Stored data

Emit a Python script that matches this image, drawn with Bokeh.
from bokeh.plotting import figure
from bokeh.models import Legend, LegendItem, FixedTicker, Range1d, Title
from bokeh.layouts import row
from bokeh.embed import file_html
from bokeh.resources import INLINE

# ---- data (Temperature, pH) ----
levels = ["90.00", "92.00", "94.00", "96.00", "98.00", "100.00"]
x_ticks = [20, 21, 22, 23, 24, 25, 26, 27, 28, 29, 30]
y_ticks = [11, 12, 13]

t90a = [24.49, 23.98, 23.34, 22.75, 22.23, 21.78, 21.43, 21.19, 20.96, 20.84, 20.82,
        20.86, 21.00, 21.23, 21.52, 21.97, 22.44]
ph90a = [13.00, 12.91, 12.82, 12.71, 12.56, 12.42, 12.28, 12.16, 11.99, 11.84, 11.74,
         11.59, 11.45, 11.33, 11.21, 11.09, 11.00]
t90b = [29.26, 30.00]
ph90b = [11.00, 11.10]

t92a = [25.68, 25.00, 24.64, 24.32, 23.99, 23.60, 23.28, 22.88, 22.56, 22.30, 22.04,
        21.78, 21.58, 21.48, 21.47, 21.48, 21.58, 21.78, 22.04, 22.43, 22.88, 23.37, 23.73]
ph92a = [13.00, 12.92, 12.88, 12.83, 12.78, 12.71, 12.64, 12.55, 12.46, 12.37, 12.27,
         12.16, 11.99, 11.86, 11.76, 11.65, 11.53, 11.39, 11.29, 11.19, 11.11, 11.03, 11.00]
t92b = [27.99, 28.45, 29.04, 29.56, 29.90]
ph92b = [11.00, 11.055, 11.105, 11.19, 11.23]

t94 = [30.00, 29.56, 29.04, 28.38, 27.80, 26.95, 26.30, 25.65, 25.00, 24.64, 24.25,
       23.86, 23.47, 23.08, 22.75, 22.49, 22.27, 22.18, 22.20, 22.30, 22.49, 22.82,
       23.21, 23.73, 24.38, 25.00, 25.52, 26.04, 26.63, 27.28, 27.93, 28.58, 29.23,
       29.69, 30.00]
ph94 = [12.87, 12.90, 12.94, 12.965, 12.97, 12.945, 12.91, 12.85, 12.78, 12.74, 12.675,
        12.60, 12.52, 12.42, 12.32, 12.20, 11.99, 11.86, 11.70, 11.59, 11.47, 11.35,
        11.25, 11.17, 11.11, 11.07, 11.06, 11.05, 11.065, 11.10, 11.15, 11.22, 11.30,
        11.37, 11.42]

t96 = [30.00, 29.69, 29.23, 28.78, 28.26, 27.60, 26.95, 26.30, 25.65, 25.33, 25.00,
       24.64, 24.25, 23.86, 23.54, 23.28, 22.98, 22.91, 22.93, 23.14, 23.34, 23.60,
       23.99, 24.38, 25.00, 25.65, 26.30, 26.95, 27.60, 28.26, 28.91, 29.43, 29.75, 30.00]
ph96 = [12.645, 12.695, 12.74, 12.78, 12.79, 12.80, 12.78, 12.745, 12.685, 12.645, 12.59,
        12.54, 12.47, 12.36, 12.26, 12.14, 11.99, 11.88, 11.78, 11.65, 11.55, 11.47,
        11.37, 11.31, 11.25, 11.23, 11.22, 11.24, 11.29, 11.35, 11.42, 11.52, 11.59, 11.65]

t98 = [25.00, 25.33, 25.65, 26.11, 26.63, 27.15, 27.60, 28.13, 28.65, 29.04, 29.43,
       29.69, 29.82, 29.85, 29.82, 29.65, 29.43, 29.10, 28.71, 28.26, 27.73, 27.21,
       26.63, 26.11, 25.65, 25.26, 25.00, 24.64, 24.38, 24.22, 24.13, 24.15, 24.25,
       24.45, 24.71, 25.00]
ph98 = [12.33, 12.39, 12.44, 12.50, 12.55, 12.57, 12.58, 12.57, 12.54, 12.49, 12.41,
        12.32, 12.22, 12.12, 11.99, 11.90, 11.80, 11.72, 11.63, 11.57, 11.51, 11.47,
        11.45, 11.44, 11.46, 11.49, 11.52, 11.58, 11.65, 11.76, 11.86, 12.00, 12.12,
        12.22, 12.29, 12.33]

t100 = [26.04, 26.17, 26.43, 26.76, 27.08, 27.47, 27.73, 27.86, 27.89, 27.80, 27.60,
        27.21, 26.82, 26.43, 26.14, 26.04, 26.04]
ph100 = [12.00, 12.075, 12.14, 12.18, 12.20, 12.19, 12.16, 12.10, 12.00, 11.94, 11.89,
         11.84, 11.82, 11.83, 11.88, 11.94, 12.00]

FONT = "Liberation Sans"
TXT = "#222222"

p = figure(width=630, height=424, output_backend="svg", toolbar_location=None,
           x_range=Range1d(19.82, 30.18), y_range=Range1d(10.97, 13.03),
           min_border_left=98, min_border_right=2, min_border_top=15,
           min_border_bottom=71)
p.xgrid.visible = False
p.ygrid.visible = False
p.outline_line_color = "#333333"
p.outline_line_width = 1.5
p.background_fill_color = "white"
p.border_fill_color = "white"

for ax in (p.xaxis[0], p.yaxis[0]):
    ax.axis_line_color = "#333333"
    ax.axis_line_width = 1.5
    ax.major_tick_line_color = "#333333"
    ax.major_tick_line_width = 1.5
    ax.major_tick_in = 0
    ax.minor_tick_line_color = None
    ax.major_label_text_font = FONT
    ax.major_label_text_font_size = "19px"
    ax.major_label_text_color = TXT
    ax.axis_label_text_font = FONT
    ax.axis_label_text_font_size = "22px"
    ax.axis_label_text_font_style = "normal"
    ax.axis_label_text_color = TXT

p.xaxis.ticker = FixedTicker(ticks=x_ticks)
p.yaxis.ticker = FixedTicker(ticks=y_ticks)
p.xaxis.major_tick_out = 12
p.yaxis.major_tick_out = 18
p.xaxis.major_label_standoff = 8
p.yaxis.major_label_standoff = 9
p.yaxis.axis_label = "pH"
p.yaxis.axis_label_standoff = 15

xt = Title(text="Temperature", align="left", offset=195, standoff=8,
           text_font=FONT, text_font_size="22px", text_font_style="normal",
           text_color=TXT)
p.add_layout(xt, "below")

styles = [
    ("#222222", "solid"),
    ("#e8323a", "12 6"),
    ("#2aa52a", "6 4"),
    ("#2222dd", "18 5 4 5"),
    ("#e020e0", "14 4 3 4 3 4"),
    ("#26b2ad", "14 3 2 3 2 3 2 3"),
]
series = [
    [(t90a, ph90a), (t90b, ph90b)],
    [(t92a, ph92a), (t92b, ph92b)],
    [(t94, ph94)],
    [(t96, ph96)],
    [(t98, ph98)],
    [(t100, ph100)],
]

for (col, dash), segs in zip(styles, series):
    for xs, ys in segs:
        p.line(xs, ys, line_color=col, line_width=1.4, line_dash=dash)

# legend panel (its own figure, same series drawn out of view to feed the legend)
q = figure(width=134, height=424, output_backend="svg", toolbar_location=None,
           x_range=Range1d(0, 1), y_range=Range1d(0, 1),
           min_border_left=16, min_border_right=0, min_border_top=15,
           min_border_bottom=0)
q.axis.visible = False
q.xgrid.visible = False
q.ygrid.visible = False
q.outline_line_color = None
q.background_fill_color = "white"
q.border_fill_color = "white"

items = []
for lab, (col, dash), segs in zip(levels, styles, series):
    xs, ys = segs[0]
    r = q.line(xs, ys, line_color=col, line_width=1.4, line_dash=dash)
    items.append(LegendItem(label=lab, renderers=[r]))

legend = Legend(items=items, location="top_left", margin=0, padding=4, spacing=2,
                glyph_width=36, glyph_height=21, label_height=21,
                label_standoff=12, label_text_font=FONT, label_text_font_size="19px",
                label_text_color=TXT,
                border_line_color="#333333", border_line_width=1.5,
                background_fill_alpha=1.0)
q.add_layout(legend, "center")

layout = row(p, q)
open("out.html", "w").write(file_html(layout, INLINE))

Do this
Set down verbatim only the lines between the start of the data above and the line with "from bokeh.resources import INLINE", both boundaries included.

Task answer
Emit a Python script that matches this image, drawn with Bokeh.
from bokeh.plotting import figure
from bokeh.models import Legend, LegendItem, FixedTicker, Range1d, Title
from bokeh.layouts import row
from bokeh.embed import file_html
from bokeh.resources import INLINE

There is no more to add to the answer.